Autrement, en terme d'Ikigai, est également escompté l'effet de l'ouverture de jardins citoyens suscitant des échanges entre les usagers urbains et les propriétaires ruraux.

* 392 Voir le détail dans le chapitre 1.

* 393 La superficie totale de la Ville est ainsi 91 847ha aujourd'hui.

* 394 Voir le détail dans le chapitre 1.

* 395 Selon les définitions données par la statistique nationale, les Friches (kôsaku hôki-chi) désignent les terrains non cultivé depuis plus d'un an, et dont leurs cultivateurs (husakutsuke-chi) n'ont pas l'intention de les cultiver dans quelques années. Les jachères désignent également les terrains non cultivés depuis plus d'un an, mais dont leurs cultivateurs ont l'intention de les cultiver dans quelques années (Nôrinsuisan-shô, 2005)

* 396 Selon la statistique nationale, « foyers agricoles auto-productifs (jikyû teki nôka) » désignent les foyers agricoles possédant moins de 0.3ha de terrains agricoles et dégageant un chiffre d'affaires annuel de moins de 500 000 yens (près de 3333 euros) (Nôrinsuisan-shô, 2005)

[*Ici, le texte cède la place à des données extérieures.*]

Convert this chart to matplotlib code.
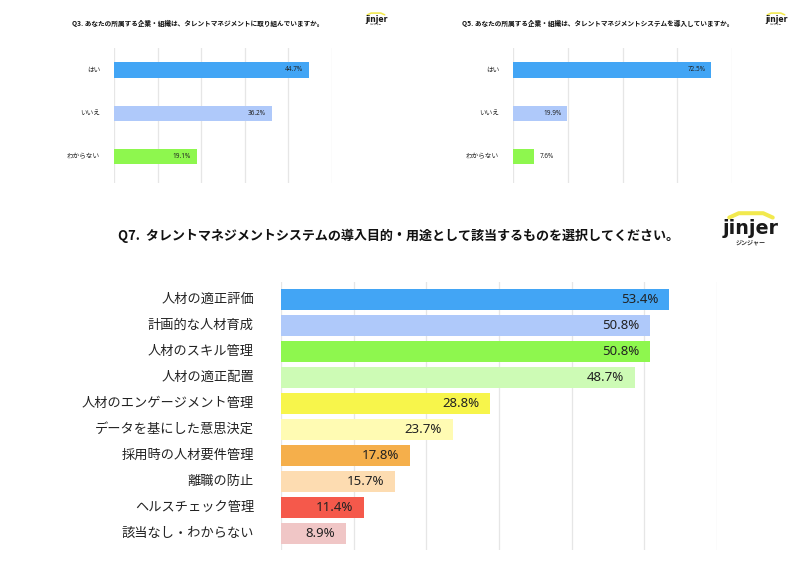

* 397 Ce taux de vieillissement est celui de la population de plus de 65ans sur la population totale concernée. Nous ajoutons que le taux de vieillissement parmi la population totale de la Ville de Toyota est encore de 11.1% en 2000, ce qui est relativement bas en comparaison avec les chiffres national et départemental : 17.3% et 14.5%

* 398 La politique d' « agriculteurs qualifiés » est la politique nationale pour les « poeteurs ». Dans la partie de l'Acteur 5, l'ex-centre départemental pour la vulgarisation agricole, on verra le travail de cet acteur pour cette politique de la modernisation.

* 399 Un million de yens soit environ de 6666.6 euros (150 yens fait environ de 150-160 euros aujourd'hui) Le revenu agricole (nôgyô shotoku) est le montant dont on enlève le montant du coût pour la gestion agricole du revenu agricole total.

* 400 Près de 1 500 000 euros.

* 401 Près de 683 333 euros

* 402 En tous cas, il n'est pas explicité dans les documents officiels et disponibles au public.

* 403 3000 yens soit d'environ 20 euros, 90000 yens soit d'environ 600 euros.